[WORK INSTRUCTIONS] Your task is to copy the listing exactly, with the pictures left out.

[SUPPLIED MATERIAL]
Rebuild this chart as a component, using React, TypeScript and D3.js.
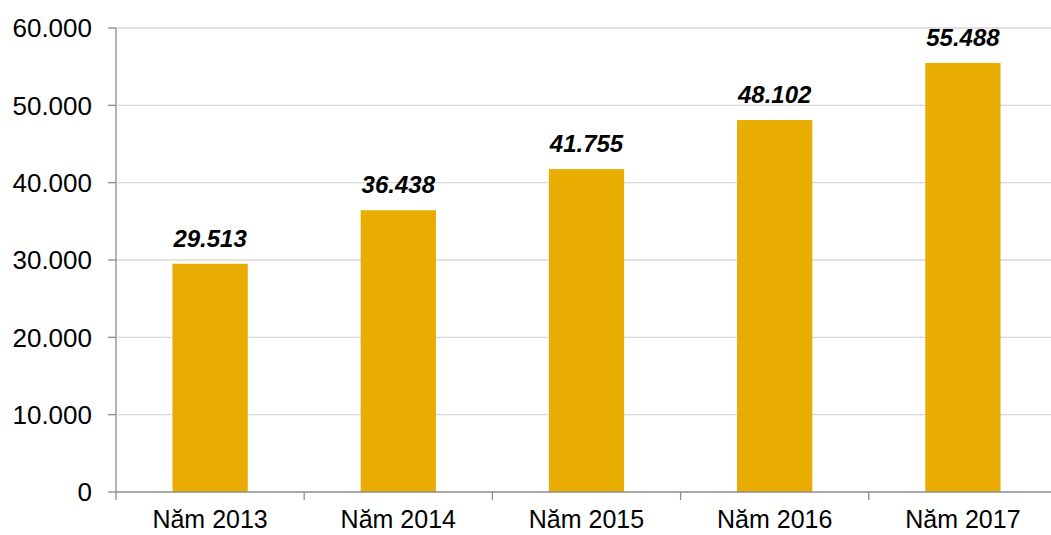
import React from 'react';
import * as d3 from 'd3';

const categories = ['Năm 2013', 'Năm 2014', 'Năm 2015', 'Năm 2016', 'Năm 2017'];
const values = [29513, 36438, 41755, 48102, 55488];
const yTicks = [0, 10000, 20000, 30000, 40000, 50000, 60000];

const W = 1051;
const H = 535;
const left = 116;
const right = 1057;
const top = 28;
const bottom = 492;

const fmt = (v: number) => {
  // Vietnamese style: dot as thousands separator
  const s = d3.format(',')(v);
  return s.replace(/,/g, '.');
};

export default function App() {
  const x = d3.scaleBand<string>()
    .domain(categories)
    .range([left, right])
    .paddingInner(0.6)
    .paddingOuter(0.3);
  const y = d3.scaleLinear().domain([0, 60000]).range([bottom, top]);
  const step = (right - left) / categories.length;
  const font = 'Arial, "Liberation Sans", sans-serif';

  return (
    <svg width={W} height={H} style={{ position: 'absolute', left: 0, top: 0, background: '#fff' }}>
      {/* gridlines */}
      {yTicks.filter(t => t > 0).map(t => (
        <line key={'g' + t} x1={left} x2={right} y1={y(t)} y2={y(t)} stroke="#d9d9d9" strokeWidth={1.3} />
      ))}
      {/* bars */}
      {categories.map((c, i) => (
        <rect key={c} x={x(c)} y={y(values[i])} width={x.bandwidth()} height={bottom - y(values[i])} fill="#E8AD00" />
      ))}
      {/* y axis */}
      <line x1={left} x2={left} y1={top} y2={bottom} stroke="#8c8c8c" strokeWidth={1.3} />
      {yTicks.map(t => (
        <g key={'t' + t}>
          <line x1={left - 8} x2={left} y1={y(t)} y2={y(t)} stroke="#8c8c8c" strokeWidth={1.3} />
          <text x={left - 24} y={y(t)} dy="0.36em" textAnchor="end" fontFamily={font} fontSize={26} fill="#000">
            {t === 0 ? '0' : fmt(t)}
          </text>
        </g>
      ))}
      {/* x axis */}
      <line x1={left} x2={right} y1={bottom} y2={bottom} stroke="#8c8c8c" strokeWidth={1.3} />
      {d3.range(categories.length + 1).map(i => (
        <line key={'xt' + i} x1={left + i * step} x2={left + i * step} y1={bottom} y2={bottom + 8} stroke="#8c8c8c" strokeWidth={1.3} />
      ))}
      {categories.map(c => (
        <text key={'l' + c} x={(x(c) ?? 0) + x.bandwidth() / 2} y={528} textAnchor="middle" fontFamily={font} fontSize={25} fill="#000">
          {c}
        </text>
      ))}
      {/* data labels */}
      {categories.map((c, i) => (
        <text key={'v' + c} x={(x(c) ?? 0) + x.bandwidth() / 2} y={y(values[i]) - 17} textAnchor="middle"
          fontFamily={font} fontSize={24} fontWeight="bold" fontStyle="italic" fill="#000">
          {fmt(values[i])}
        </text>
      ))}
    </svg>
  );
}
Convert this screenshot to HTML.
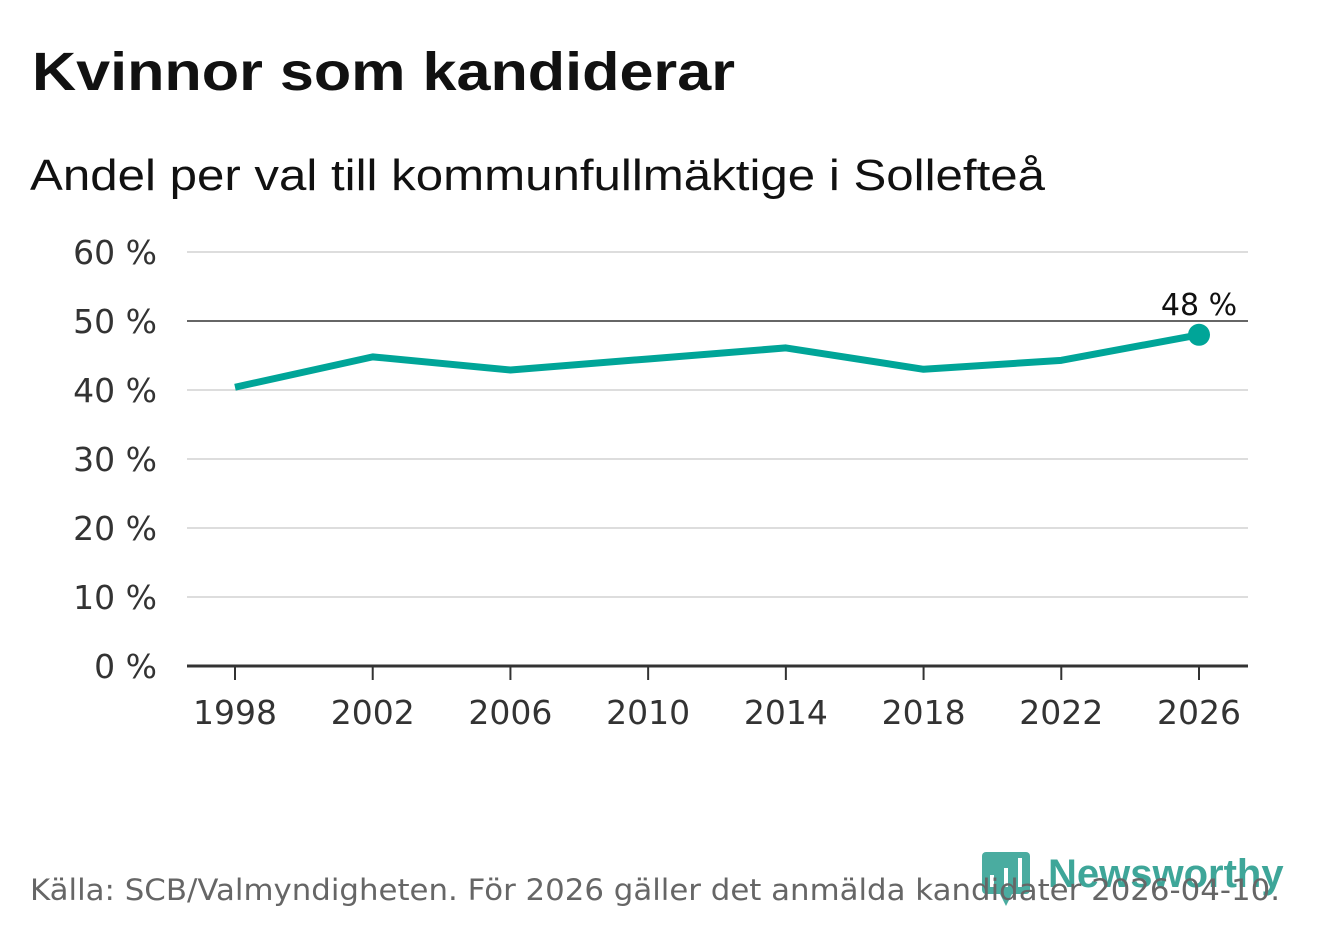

[WRITTEN RESPONSE]
Rebuild this chart as a component, using React, TypeScript and D3.js.
import React from 'react';
import * as d3 from 'd3';

const categories = ['Năm 2013', 'Năm 2014', 'Năm 2015', 'Năm 2016', 'Năm 2017'];
const values = [29513, 36438, 41755, 48102, 55488];
const yTicks = [0, 10000, 20000, 30000, 40000, 50000, 60000];

const W = 1051;
const H = 535;
const left = 116;
const right = 1057;
const top = 28;
const bottom = 492;

const fmt = (v: number) => {
  // Vietnamese style: dot as thousands separator
  const s = d3.format(',')(v);
  return s.replace(/,/g, '.');
};

export default function App() {
  const x = d3.scaleBand<string>()
    .domain(categories)
    .range([left, right])
    .paddingInner(0.6)
    .paddingOuter(0.3);
  const y = d3.scaleLinear().domain([0, 60000]).range([bottom, top]);
  const step = (right - left) / categories.length;
  const font = 'Arial, "Liberation Sans", sans-serif';

  return (
    <svg width={W} height={H} style={{ position: 'absolute', left: 0, top: 0, background: '#fff' }}>
      {/* gridlines */}
      {yTicks.filter(t => t > 0).map(t => (
        <line key={'g' + t} x1={left} x2={right} y1={y(t)} y2={y(t)} stroke="#d9d9d9" strokeWidth={1.3} />
      ))}
      {/* bars */}
      {categories.map((c, i) => (
        <rect key={c} x={x(c)} y={y(values[i])} width={x.bandwidth()} height={bottom - y(values[i])} fill="#E8AD00" />
      ))}
      {/* y axis */}
      <line x1={left} x2={left} y1={top} y2={bottom} stroke="#8c8c8c" strokeWidth={1.3} />
      {yTicks.map(t => (
        <g key={'t' + t}>
          <line x1={left - 8} x2={left} y1={y(t)} y2={y(t)} stroke="#8c8c8c" strokeWidth={1.3} />
          <text x={left - 24} y={y(t)} dy="0.36em" textAnchor="end" fontFamily={font} fontSize={26} fill="#000">
            {t === 0 ? '0' : fmt(t)}
          </text>
        </g>
      ))}
      {/* x axis */}
      <line x1={left} x2={right} y1={bottom} y2={bottom} stroke="#8c8c8c" strokeWidth={1.3} />
      {d3.range(categories.length + 1).map(i => (
        <line key={'xt' + i} x1={left + i * step} x2={left + i * step} y1={bottom} y2={bottom + 8} stroke="#8c8c8c" strokeWidth={1.3} />
      ))}
      {categories.map(c => (
        <text key={'l' + c} x={(x(c) ?? 0) + x.bandwidth() / 2} y={528} textAnchor="middle" fontFamily={font} fontSize={25} fill="#000">
          {c}
        </text>
      ))}
      {/* data labels */}
      {categories.map((c, i) => (
        <text key={'v' + c} x={(x(c) ?? 0) + x.bandwidth() / 2} y={y(values[i]) - 17} textAnchor="middle"
          fontFamily={font} fontSize={24} fontWeight="bold" fontStyle="italic" fill="#000">
          {fmt(values[i])}
        </text>
      ))}
    </svg>
  );
}
Convert this screenshot to HTML.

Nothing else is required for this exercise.